• _Task goal_
Starting at the line that contains "Convert this chart to matplotlib code." and stopping at the line that contains "linewidths=2.5, zorder=3)", copy every line exactly, both ends included, without the pictures.

• _Exercise input_

(begin)

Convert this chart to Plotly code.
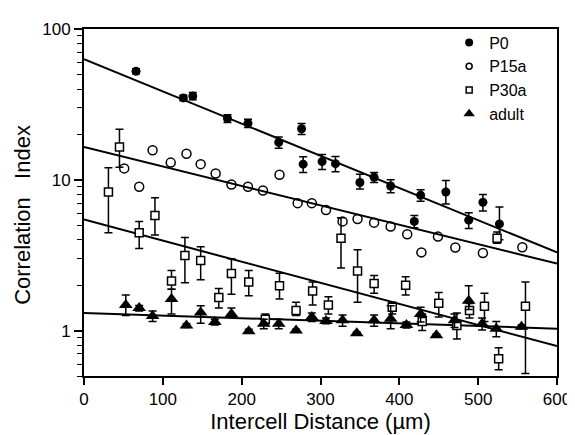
import plotly.graph_objects as go

# P0
p0_x = [66, 126, 138, 182, 208, 247, 276, 278, 302, 319, 350, 368, 389, 419, 427, 459, 488, 506, 527]
p0_y = [52.4, 34.9, 35.9, 25.5, 23.7, 17.7, 21.8, 12.7, 13.2, 12.8, 9.6, 10.4, 9.1, 5.3, 7.9, 8.3, 5.4, 7.1, 5.1]
p0_up = [2, 1.5, 2, 1.5, 1.5, 1.5, 1.8, 1.5, 1.5, 1.5, 1.3, 0.8, 0.9, 0.5, 0.7, 1.6, 0.65, 0.9, 1.5]
p0_dn = [2, 1.5, 2, 1.5, 1.5, 1.5, 1.8, 1.5, 1.5, 1.5, 0.9, 0.8, 0.9, 0.5, 0.7, 1.4, 0.65, 0.9, 1.1]

# P15a
p15_x = [51, 70, 87, 110, 130, 148, 167, 187, 208, 227, 248, 271, 289, 307, 328, 347, 368, 389, 410, 428, 449, 471, 506, 556]
p15_y = [11.9, 9.0, 15.7, 13.0, 14.9, 12.7, 11.0, 9.3, 9.0, 8.5, 10.8, 7.0, 7.0, 6.3, 5.3, 5.5, 5.2, 4.9, 4.35, 3.3, 4.2, 3.56, 3.27, 3.57]

# P30a
p30_x = [31, 45, 70, 90, 111, 128, 148, 171, 187, 209, 230, 248, 269, 290, 310, 326, 347, 368, 391, 408, 429, 450, 473, 489, 508, 524, 526, 560]
p30_y = [8.3, 16.5, 4.46, 5.8, 2.13, 3.15, 2.92, 1.66, 2.39, 2.1, 1.19, 1.98, 1.36, 1.83, 1.48, 4.1, 2.48, 2.05, 1.43, 2.0, 1.15, 1.52, 1.08, 1.36, 1.45, 4.1, 0.65, 1.45]
p30_up = [3.7, 5.1, 0.84, 1.8, 0.37, 1.0, 0.68, 0.24, 0.61, 0.4, 0.1, 0.42, 0.18, 0.27, 0.2, 1.5, 0.96, 0.27, 0.11, 0.28, 0.14, 0.27, 0.23, 0.15, 0.32, 0.4, 0.12, 0.65]
p30_dn = [3.84, 4.4, 0.96, 1.5, 0.25, 1.07, 0.75, 0.25, 0.65, 0.4, 0.1, 0.36, 0.1, 0.35, 0.19, 1.5, 0.94, 0.28, 0.14, 0.28, 0.15, 0.29, 0.2, 0.15, 0.3, 0.3, 0.1, 0.93]

# adult
ad_x = [53, 70, 87, 111, 130, 148, 166, 187, 209, 228, 247, 269, 289, 307, 328, 346, 368, 389, 409, 427, 447, 470, 488, 505, 523, 555]
ad_y = [1.48, 1.41, 1.25, 1.62, 1.08, 1.32, 1.14, 1.29, 0.99, 1.11, 1.11, 1.0, 1.23, 1.16, 1.17, 0.96, 1.17, 1.2, 1.09, 1.29, 0.93, 1.17, 1.58, 1.11, 1.03, 1.06]
ad_up = [0.24, 0.06, 0.1, 0.26, 0.03, 0.14, 0.05, 0.12, 0.03, 0.08, 0.08, 0.02, 0.08, 0.05, 0.1, 0.02, 0.1, 0.26, 0.05, 0.14, 0.02, 0.12, 0.4, 0.1, 0.12, 0.03]
ad_dn = [0.22, 0.06, 0.1, 0.33, 0.03, 0.2, 0.05, 0.05, 0.03, 0.08, 0.08, 0.02, 0.08, 0.05, 0.1, 0.02, 0.1, 0.17, 0.05, 0.15, 0.02, 0.12, 0.2, 0.1, 0.12, 0.03]

# regression lines, values at x = 0 and x = 600
fit_x = [0, 600]
fit_p0 = [63, 3.3]
fit_p15 = [16.5, 2.78]
fit_p30 = [5.45, 0.79]
fit_ad = [1.31, 1.03]

FONT = "Liberation Sans, Arial, sans-serif"

fig = go.Figure()

for fy in [fit_p0, fit_p15, fit_p30, fit_ad]:
    fig.add_trace(go.Scatter(x=fit_x, y=fy, mode='lines',
                             line=dict(color='black', width=2),
                             showlegend=False, hoverinfo='skip'))


def err(up, dn):
    return dict(type='data', symmetric=False, array=up, arrayminus=dn,
                color='black', thickness=1.5, width=4)


fig.add_trace(go.Scatter(
    x=p0_x, y=p0_y, mode='markers', showlegend=False,
    marker=dict(symbol='circle', size=9, color='black'),
    error_y=err(p0_up, p0_dn),
))
fig.add_trace(go.Scatter(
    x=p15_x, y=p15_y, mode='markers', showlegend=False,
    marker=dict(symbol='circle-open', size=9, color='black', line=dict(width=1.5)),
))
fig.add_trace(go.Scatter(
    x=p30_x, y=p30_y, mode='markers', showlegend=False,
    marker=dict(symbol='square', size=8, color='white', line=dict(width=1.5, color='black')),
    error_y=err(p30_up, p30_dn),
))
fig.add_trace(go.Scatter(
    x=ad_x, y=ad_y, mode='markers', showlegend=False,
    marker=dict(symbol='triangle-up', size=12, color='black'),
    error_y=err(ad_up, ad_dn),
))

# legend entries (smaller symbols, as in the original key)
legend_items = [
    ('P0', dict(symbol='circle', size=8, color='black')),
    ('P15a', dict(symbol='circle-open', size=6, color='black', line=dict(width=1.5))),
    ('P30a', dict(symbol='square', size=6, color='white', line=dict(width=1.5, color='black'))),
    ('adult', dict(symbol='triangle-up', size=10, color='black')),
]
for name, mk in legend_items:
    fig.add_trace(go.Scatter(x=[None], y=[None], mode='markers', name=name, marker=mk))

minor_vals = [0.5, 0.6, 0.7, 0.8, 0.9] + list(range(2, 10)) + list(range(20, 100, 10))

fig.update_layout(
    width=575, height=435,
    margin=dict(l=76, r=21, t=16, b=67),
    paper_bgcolor='white', plot_bgcolor='white',
    font=dict(family=FONT, color='black', size=17),
    showlegend=True,
    legend=dict(x=0.772, y=1.01, xanchor='left', yanchor='top',
                bgcolor='rgba(0,0,0,0)', font=dict(size=16),
                tracegroupgap=0, itemsizing='trace'),
    xaxis=dict(
        range=[0, 600], tickvals=[0, 100, 200, 300, 400, 500, 600],
        ticks='outside', ticklen=7, tickwidth=1.5, tickcolor='black',
        showline=True, linecolor='black', linewidth=2, mirror=True,
        showgrid=False, zeroline=False,
        tickfont=dict(size=17),
        title=dict(text='Intercell Distance (µm)', font=dict(size=22), standoff=5),
    ),
    yaxis=dict(
        type='log', range=[-0.301, 2],
        tickvals=[1, 10, 100], ticktext=['1', '10', '100'],
        ticks='outside', ticklen=8, tickwidth=1.5, tickcolor='black',
        minor=dict(tickvals=minor_vals, ticks='outside', ticklen=5, tickwidth=1.2, tickcolor='black'),
        showline=True, linecolor='black', linewidth=2, mirror=True,
        showgrid=False, zeroline=False,
        tickfont=dict(size=17),
    ),
    annotations=[dict(
        text='Correlation\u00a0\u00a0 Index', textangle=-90, showarrow=False,
        xref='paper', yref='paper', x=-0.13, y=0.463,
        xanchor='center', yanchor='middle', font=dict(size=22),
    )],
)

fig.write_html("out.html")
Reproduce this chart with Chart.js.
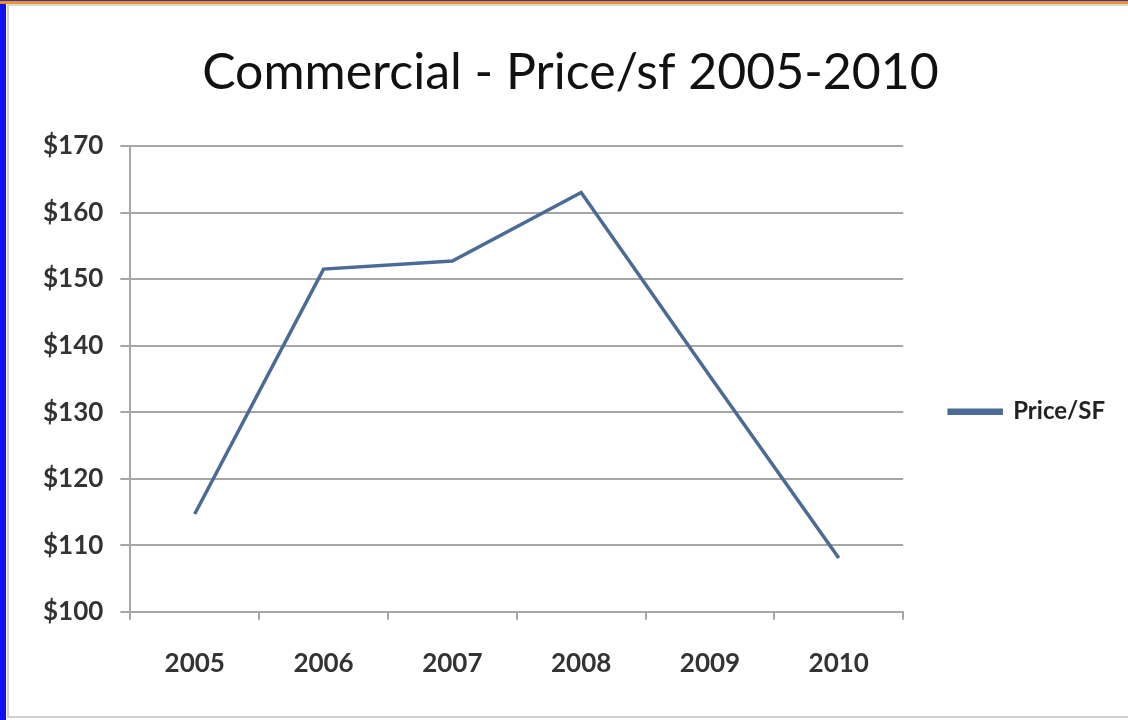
<!DOCTYPE html>
<html>
<head>
<meta charset="utf-8">
<script src="https://cdn.jsdelivr.net/npm/chart.js@4/dist/chart.umd.min.js"></script>
<style>
  html, body { margin: 0; padding: 0; background: #fff; }
  #wrap { position: absolute; left: 0; top: 0; width: 1128px; height: 720px; }
  /* marco de la diapositiva */
  .frame { position: absolute; pointer-events: none; }
  #bordeIzq { left: 0; top: 0; width: 6px; height: 720px; background: #1010f0; }
  #bordeSup { left: 0; top: 0; width: 1128px; height: 4px; background: #e8961e; border-top: 1px solid #3030d0; box-sizing: border-box; }
  #panel { left: 7px; top: 4px; width: 1121px; height: 714px; border-left: 2px solid #d0d0d0; border-top: 2px solid #d8d8d8; border-bottom: 2px solid #d0d0d0; box-sizing: border-box; }
</style>
</head>
<body>
<div id="wrap"><canvas id="grafico" width="1128" height="720"></canvas></div>
<div class="frame" id="panel"></div>
<div class="frame" id="bordeIzq"></div>
<div class="frame" id="bordeSup"></div>
<script>
// Datos del gráfico
const anios = ["2005", "2006", "2007", "2008", "2009", "2010"];
const precioPorSF = [114.7, 151.5, 152.7, 163.0, 135.4, 108.1];
const ticksY = [100, 110, 120, 130, 140, 150, 160, 170];

const azul = "#4a6b96";
const gris = "#a6a6a6";
const fuente = "Lato, 'Open Sans', sans-serif";

const ctx = document.getElementById("grafico").getContext("2d");

new Chart(ctx, {
  type: "line",
  data: {
    labels: anios,
    datasets: [{
      label: "Price/SF",
      data: precioPorSF,
      borderColor: azul,
      backgroundColor: azul,
      borderWidth: 3.5,
      pointRadius: 0,
      tension: 0,
      fill: false
    }]
  },
  options: {
    responsive: false,
    animation: false,
    layout: {
      padding: { left: 26, top: 0, right: 13, bottom: 13 }
    },
    plugins: {
      title: {
        display: true,
        text: "Commercial - Price/sf 2005-2010",
        color: "#111",
        font: { family: fuente, size: 50, weight: "normal", lineHeight: 1.2 },
        padding: { top: 43, bottom: 43 }
      },
      legend: {
        position: "right",
        // titulo vacío solo para bajar la leyenda
        title: { display: true, text: " ", font: { size: 2 }, padding: { top: 114, bottom: 0 } },
        labels: {
          boxWidth: 52,
          boxHeight: 3,
          padding: 46,
          color: "#222",
          font: { family: fuente, size: 24, weight: "bold" }
        }
      },
      tooltip: { enabled: false }
    },
    scales: {
      x: {
        offset: true,
        grid: {
          offset: true,
          drawOnChartArea: false,
          drawTicks: true,
          tickLength: 8,
          color: gris,
          lineWidth: 2
        },
        border: { display: true, color: gris, width: 2 },
        ticks: {
          color: "#333",
          padding: 28,
          font: { family: fuente, size: 26, weight: "bold" }
        }
      },
      y: {
        min: ticksY[0],
        max: ticksY[ticksY.length - 1],
        afterBuildTicks: (eje) => { eje.ticks = ticksY.map((v) => ({ value: v })); },
        grid: {
          color: gris,
          lineWidth: 2,
          tickLength: 10
        },
        border: { display: true, color: gris, width: 2 },
        ticks: {
          color: "#333",
          padding: 17,
          font: { family: fuente, size: 26, weight: "bold" },
          callback: (v) => "$" + v
        }
      }
    }
  }
});
</script>
</body>
</html>
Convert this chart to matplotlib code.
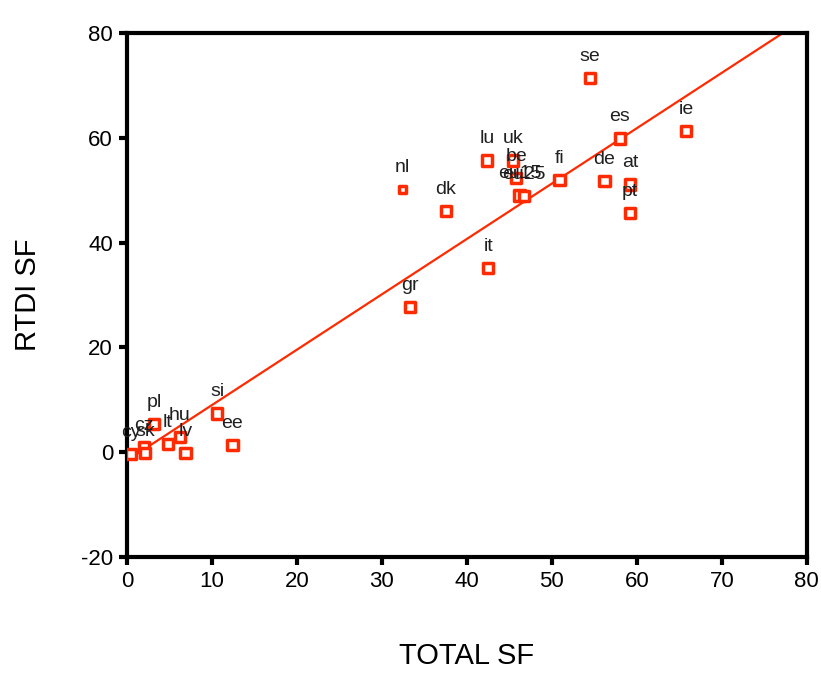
import numpy as np
import matplotlib
matplotlib.use("Agg")
import matplotlib.pyplot as plt

plt.rcParams['font.family'] = ['Liberation Sans', 'DejaVu Sans']
plt.rcParams['axes.unicode_minus'] = False

# country codes with TOTAL SF (x) and RTDI SF (y)
codes = ['se', 'ie', 'es', 'lu', 'uk', 'be', 'eu15', 'eu25', 'fi', 'de', 'at', 'pt',
         'nl', 'dk', 'it', 'gr', 'si', 'ee', 'cy', 'cz', 'sk', 'pl', 'lt', 'hu', 'lv']
total_sf = [54.5, 65.8, 58.0, 42.4, 45.4, 45.8, 46.2, 46.7, 50.9, 56.2, 59.2, 59.2,
            32.4, 37.5, 42.5, 33.3, 10.6, 12.4, 0.5, 2.0, 2.1, 3.2, 4.8, 6.2, 6.9]
rtdi_sf = [71.4, 61.3, 59.9, 55.7, 55.7, 52.3, 49.0, 48.9, 51.9, 51.7, 51.1, 45.6,
           50.2, 46.0, 35.1, 27.7, 7.4, 1.3, -0.4, 1.0, -0.2, 5.4, 1.5, 2.9, -0.2]

red = '#ff2a00'

fig = plt.figure(figsize=(8.21, 6.75), dpi=100)
ax = fig.add_axes([0.1547, 0.175, 0.828, 0.776])

x = np.array(total_sf)
y = np.array(rtdi_sf)
sizes = [25 if c == 'nl' else 55 for c in codes]

ax.scatter(x, y, marker='s', s=sizes, facecolors='white', edgecolors=red,
           linewidths=2.5, zorder=3)

for c, xi, yi in zip(codes, x, y):
    ax.annotate(c, (xi, yi), xytext=(0, 13), textcoords='offset pixels',
                ha='center', va='bottom', fontsize=14, color='#202020', zorder=4)

# linear fit line
b, a = np.polyfit(x, y, 1)
xl = np.array([0, 80])
ax.plot(xl, a + b * xl, color=red, lw=1.6, zorder=2)

ax.set_xlim(0, 80)
ax.set_ylim(-20, 80)
ax.set_xticks(range(0, 81, 10))
ax.set_yticks(range(-20, 81, 20))
for s in ax.spines.values():
    s.set_linewidth(3)
ax.tick_params(width=3, length=6, labelsize=16, pad=4)
ax.set_xlabel('TOTAL SF', fontsize=21, labelpad=36)
ax.set_ylabel('RTDI SF', fontsize=21, labelpad=28)

fig.savefig('out.png', dpi=100)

(end)

• _Completed exercise_
Convert this chart to matplotlib code.
import numpy as np
import matplotlib
matplotlib.use("Agg")
import matplotlib.pyplot as plt

plt.rcParams['font.family'] = ['Liberation Sans', 'DejaVu Sans']
plt.rcParams['axes.unicode_minus'] = False

# country codes with TOTAL SF (x) and RTDI SF (y)
codes = ['se', 'ie', 'es', 'lu', 'uk', 'be', 'eu15', 'eu25', 'fi', 'de', 'at', 'pt',
         'nl', 'dk', 'it', 'gr', 'si', 'ee', 'cy', 'cz', 'sk', 'pl', 'lt', 'hu', 'lv']
total_sf = [54.5, 65.8, 58.0, 42.4, 45.4, 45.8, 46.2, 46.7, 50.9, 56.2, 59.2, 59.2,
            32.4, 37.5, 42.5, 33.3, 10.6, 12.4, 0.5, 2.0, 2.1, 3.2, 4.8, 6.2, 6.9]
rtdi_sf = [71.4, 61.3, 59.9, 55.7, 55.7, 52.3, 49.0, 48.9, 51.9, 51.7, 51.1, 45.6,
           50.2, 46.0, 35.1, 27.7, 7.4, 1.3, -0.4, 1.0, -0.2, 5.4, 1.5, 2.9, -0.2]

red = '#ff2a00'

fig = plt.figure(figsize=(8.21, 6.75), dpi=100)
ax = fig.add_axes([0.1547, 0.175, 0.828, 0.776])

x = np.array(total_sf)
y = np.array(rtdi_sf)
sizes = [25 if c == 'nl' else 55 for c in codes]

ax.scatter(x, y, marker='s', s=sizes, facecolors='white', edgecolors=red,
           linewidths=2.5, zorder=3)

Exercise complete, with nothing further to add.